Joint Collaboration towards Harnessing Geothermal Power

The Vice Chancellor, Prof. Victoria Ngumi confers with the Kyushu University delegation during the meeting on the progress of the project.

With its considerable potential for power generation and reliable supply, geothermal power is progressively replacing hydropower, which is unreliable due to sporadic droughts, in Kenya.

In a move that will support this transition and provide the necessary expertise for sustainability, Jomo Kenyatta University of Agriculture and Technology, Kyushu University, The University of Tokyo, Tokyo Institute of Technology, West Japan Engineering Consultants, Inc. The University of Nairobi, Kenya Electricity Generating Company, Geothermal Development Company are all involved in a geo-thermal project that could be critical to this unique venture’s success.

The project christened, Comprehensive solutions for optimum development of geothermal systems in East African Rift Valley, aims to promote industry-academia collaboration to apply comprehensive solutions for sustainable development and utilization of geothermal resources specific to East African Rift Valley and strengthen research capacity of universities.

The Japan-funded initiative will not only provide the necessary equipment but also conduct training sessions for staff from JKUAT and UON on optimizing the operational efficiency of power plants. Additionally, it will explore strategies to enhance societal acceptance of geothermal heat usage by proposing various scenarios.

Speaking during a meeting with Kyushu University officials regarding the project’s advancement, the Vice Chancellor, Prof.
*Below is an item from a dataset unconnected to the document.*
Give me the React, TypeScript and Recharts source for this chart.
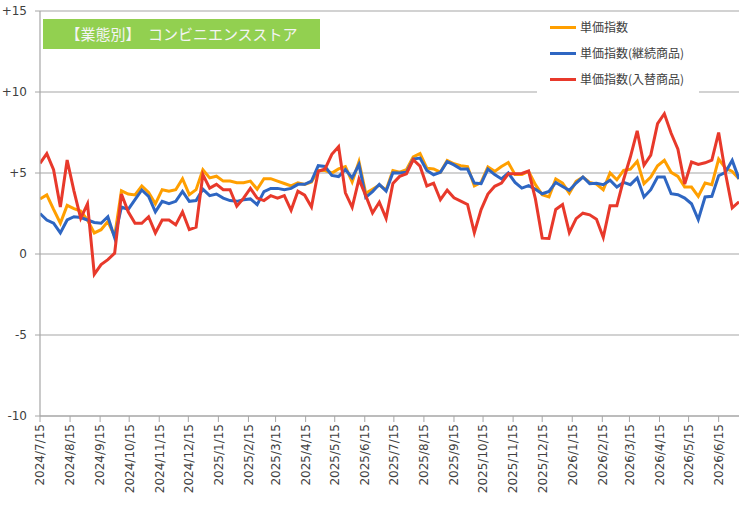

Victoria Wambui Ngumi expressed that the project has the potential to be significant in tackling the nation’s power crisis and offering a lasting solution in the future.

“This initiative is opportune because it might provide the long-term answer we require, particularly given the impact of climate change on our electricity output,” said Prof. Ngumi.

The Vice Chancellor further emphasized the university’s commitment to contributing solutions to national challenges, highlighting the potential significance of the initiative in providing enduring solutions and fostering sustainability for the nation’s future.

(L-R) Chair, Department of Mechanical Engineering, Dr. Peter Oketch, Prof. Keigo Kitamura, Project Lead, Prof. Yasuhiro Fujimitsu, The Vice Chancellor, Prof. Victoria Ngumi, Prof. Tatsunori Ikeda, Deputy Vice Chancellor, Administration and Finance, Prof. Bernard Ikua and Mr. Nautoshi Kurogi in a commemorative photo after the courtesy call.

The Project Lead, Kyushu University, Prof. Yasuhiro Fujimitsu lauded JKUAT for considering collaboration with Japanese institutions and acknowledged the significance of the project’s multidisciplinary approach.

“This initiative will help to develop geothermal resources in Eastern Africa while also preserving the global ecosystem. We believe there is a need to discover alternatives to hydropower, which is impacted by weather conditions,” said Prof. Fujimitsu.

Started in 2020 and scheduled for completion by March 2026, the project will concentrate on four key areas: geographical surveying, silica deposit production, direct geothermal utilization and societal acceptance, and human development initiatives.

Research will be conducted at the Menengai crater and the Olkaria Geothermal field, and as part of the project, participants will attend a conference in Japan as well as short training course on how to use the equipment.

JKUAT has received 20 seismometers, two gravity meters, and one Global Navigation Satellite System (GNSS) as part of the project, which will help with research in the two areas.